Our symposium on Benjamin Meiches’s The Politics of Annihilation: A Genealogy of Genocide (University of Minnesota Press, 2019) concludes with the author’s response to the participants. You can find all the previous entries listed here.
As I read each of the pieces in this symposium, I felt a sense of deep gratitude. While scholars regularly discuss issues with one another, it is truly rare that our research becomes the subject of such serious, thorough engagement. Each of the contributors to the symposium made insightful comments, showcased their critical acumen, and read The Politics of Annihilation with agonistic respect. Each commentary gave me new insight into the work. Indeed, a friend of mine in Disability Studies maintains that you only know what a book is about after you finish writing it. To the contrary, I think you only know what a book is about after you hear what it has done (or not done) for others. In that sense, these contributions have given me some of the first insights into what this text is actually about. So let me begin by extending a heartfelt thanks to Jelena, Alex, Jessica, and Myriam for their time, generous feedback and consideration. I also wish to thank Antoine Bousquet for both suggesting and organizing the symposium.

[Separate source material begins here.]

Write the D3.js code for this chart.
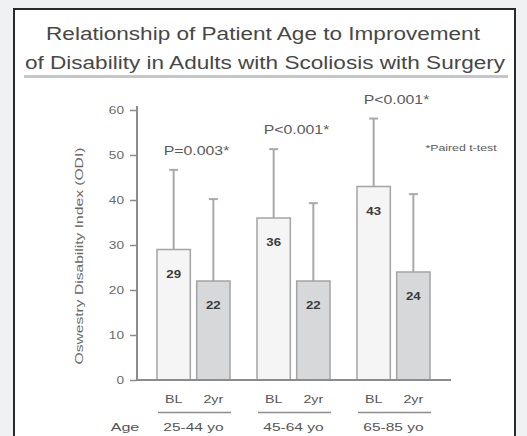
<!DOCTYPE html>
<html>
<head>
<meta charset="utf-8">
<script src="https://cdn.jsdelivr.net/npm/d3@7/dist/d3.min.js"></script>
<style>
  html, body { margin: 0; padding: 0; background: #eff1f3; }
  svg { display: block; font-family: "Liberation Sans", Arial, sans-serif; }
</style>
</head>
<body>
<svg id="chart" width="527" height="436"></svg>
<script>
// Age groups and time points
const groups = ["25-44 yo", "45-64 yo", "65-85 yo"];
const timepoints = ["BL", "2yr"];
// Mean ODI per group: baseline and 2-year follow-up
const baselineODI = [29, 36, 43];
const followupODI = [22, 22, 24];
// Upper end of the standard-deviation whiskers
const baselineUpper = [46.7, 51.3, 58.1];
const followupUpper = [40.2, 39.3, 41.3];
// Paired t-test results per group
const pValues = ["P=0.003*", "P<0.001*", "P<0.001*"];
const yTicks = [0, 10, 20, 30, 40, 50, 60];

const svg = d3.select("#chart");

// Horizontally widened lettering: move x/y into a transform and stretch along the text
function widen(sel, sx) {
  sel.each(function () {
    const t = d3.select(this);
    const x = +t.attr("x") || 0, y = +t.attr("y") || 0;
    t.attr("x", 0).attr("y", 0).attr("transform", `translate(${x},${y}) scale(${sx},1)`);
  });
  return sel;
}

// Frame and title
svg.append("rect").attr("x", 14).attr("y", 9).attr("width", 501).attr("height", 440)
  .attr("fill", "#ffffff").attr("stroke", "#2a2a2a").attr("stroke-width", 2);

const titleLines = ["Relationship of Patient Age to Improvement",
                    "of Disability in Adults with Scoliosis with Surgery"];
svg.append("g").selectAll("text").data(titleLines).join("text")
  .attr("x", (d, i) => i === 0 ? 263 : 265).attr("y", (d, i) => 40 + i * 29)
  .attr("text-anchor", "middle").attr("fill", "#474747").attr("font-size", 18.5)
  .text(d => d)
  .call(widen, 1.22);

svg.append("line").attr("x1", 24).attr("x2", 508).attr("y1", 76.5).attr("y2", 76.5)
  .attr("stroke", "#c4c6c8").attr("stroke-width", 3);

// Scales
const y = d3.scaleLinear().domain([0, 60]).range([380, 110]);
const x = d3.scaleBand().domain(groups).range([137, 450]).paddingInner(0.27).paddingOuter(0.2);
const xi = d3.scaleBand().domain(timepoints).range([0, x.bandwidth()]).paddingInner(0.16);

const rows = groups.flatMap((g, i) => [
  { group: g, tp: "BL", value: baselineODI[i], upper: baselineUpper[i] },
  { group: g, tp: "2yr", value: followupODI[i], upper: followupUpper[i] }
]);

const axisColor = "#8c8c8c";

// Y axis
const yAxis = svg.append("g").attr("transform", "translate(137,0)")
  .call(d3.axisLeft(y).tickValues(yTicks).tickSize(7).tickSizeOuter(0).tickPadding(6));
yAxis.select(".domain").attr("stroke", axisColor).attr("stroke-width", 2)
  .attr("d", `M0,${y(0)}V${y(60) - 4}`);
yAxis.selectAll(".tick line").attr("stroke", axisColor).attr("stroke-width", 1.5);
yAxis.selectAll(".tick text").attr("fill", "#6a6a6a").attr("font-size", 10.5)
  .attr("font-family", "'Liberation Sans', Arial, sans-serif")
  .call(widen, 1.3);

svg.append("text")
  .attr("transform", `translate(80,256) rotate(-90) scale(1.42,1)`)
  .attr("text-anchor", "middle").attr("dominant-baseline", "middle")
  .attr("fill", "#6a6a6a").attr("font-size", 11)
  .text("Oswestry Disability Index (ODI)");

// Error whiskers (drawn under the bars)
const bx = d => x(d.group) + xi(d.tp);
const cx = d => bx(d) + xi.bandwidth() / 2;
const whisk = svg.append("g").attr("stroke", "#a9a9a9").attr("stroke-width", 2);
whisk.selectAll("line.v").data(rows).join("line").attr("class", "v")
  .attr("x1", cx).attr("x2", cx).attr("y1", d => y(d.value)).attr("y2", d => y(d.upper));
whisk.selectAll("line.c").data(rows).join("line").attr("class", "c")
  .attr("x1", d => cx(d) - 4.5).attr("x2", d => cx(d) + 4.5)
  .attr("y1", d => y(d.upper)).attr("y2", d => y(d.upper));

// Bars
svg.append("g").selectAll("rect").data(rows).join("rect")
  .attr("x", bx).attr("width", xi.bandwidth())
  .attr("y", d => y(d.value)).attr("height", d => y(0) - y(d.value))
  .attr("fill", d => d.tp === "BL" ? "#f5f5f5" : "#d7d8da")
  .attr("stroke", "#a4a4a4").attr("stroke-width", 1.5);

// Value labels inside bars
svg.append("g").selectAll("text").data(rows).join("text")
  .attr("x", cx).attr("y", d => y(d.value) + 25)
  .attr("text-anchor", "middle").attr("dominant-baseline", "middle")
  .attr("font-weight", "bold").attr("font-size", 11.5).attr("fill", "#3a3a3a")
  .text(d => d.value)
  .call(widen, 1.15);

// X baseline
svg.append("line").attr("x1", 136).attr("x2", 451).attr("y1", y(0)).attr("y2", y(0))
  .attr("stroke", axisColor).attr("stroke-width", 2);

// P-values above each group
svg.append("g").selectAll("text").data(groups).join("text")
  .attr("x", g => x(g) + x.bandwidth() / 2 + 3)
  .attr("y", (g, i) => y(baselineUpper[i]) - 18)
  .attr("text-anchor", "middle").attr("dominant-baseline", "middle")
  .attr("font-size", 12.5).attr("fill", "#5a5a5a")
  .text((g, i) => pValues[i])
  .call(widen, 1.27);

svg.append("text").attr("x", 461).attr("y", 149)
  .attr("text-anchor", "middle").attr("dominant-baseline", "middle")
  .attr("font-size", 8.5).attr("fill", "#5a5a5a").text("*Paired t-test")
  .call(widen, 1.45);

// Time point labels, group underlines, age labels
svg.append("g").selectAll("text").data(rows).join("text")
  .attr("x", cx).attr("y", 400).attr("text-anchor", "middle").attr("dominant-baseline", "middle")
  .attr("font-size", 11).attr("fill", "#555").text(d => d.tp)
  .call(widen, 1.3);

svg.append("g").selectAll("line").data(groups).join("line")
  .attr("x1", g => x(g) + 1).attr("x2", g => x(g) + x.bandwidth() + 1)
  .attr("y1", 412.5).attr("y2", 412.5).attr("stroke", "#8c8c8c").attr("stroke-width", 1.5);

svg.append("g").selectAll("text").data(groups).join("text")
  .attr("x", g => x(g) + x.bandwidth() / 2).attr("y", 428)
  .attr("text-anchor", "middle").attr("dominant-baseline", "middle")
  .attr("font-size", 11.5).attr("fill", "#555").text(g => g)
  .call(widen, 1.35);

svg.append("text").attr("x", 125).attr("y", 428)
  .attr("text-anchor", "middle").attr("dominant-baseline", "middle")
  .attr("font-size", 11.5).attr("fill", "#555").text("Age")
  .call(widen, 1.4);
</script>
</body>
</html>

Jelena’s piece calls attention to the problem of linguistic policing and the danger of focusing on language rather than actual violence. She describes this as an international phenomenon by pointing to the ongoing debate in the United States about whether the Trump administration’s detention facilities are ‘concentration camps’ and to the classification of Srebrenica as the only ‘act of genocide’ in the context of the ICTY. Each case, Jelena contends, creates a distinct problem. On the one hand, the politicization of ‘concentration camps’ involves “gatekeeping of the use of certain historical terms and the prohibition of analogizing from past to today that is freezing political action.” Entrenched debate over terminology saps energy that could be used to dismantle these institutions of confinement and violence. On the other hand, language is important since it lays the groundwork for other types of denial and disavowal. At worst, historical designations may become the touchstone that legitimates contemporary political violence. The difficulty then is that focusing too much on language obscures material conditions, but, at the same time, ignoring discursive power risks the derealization of violence.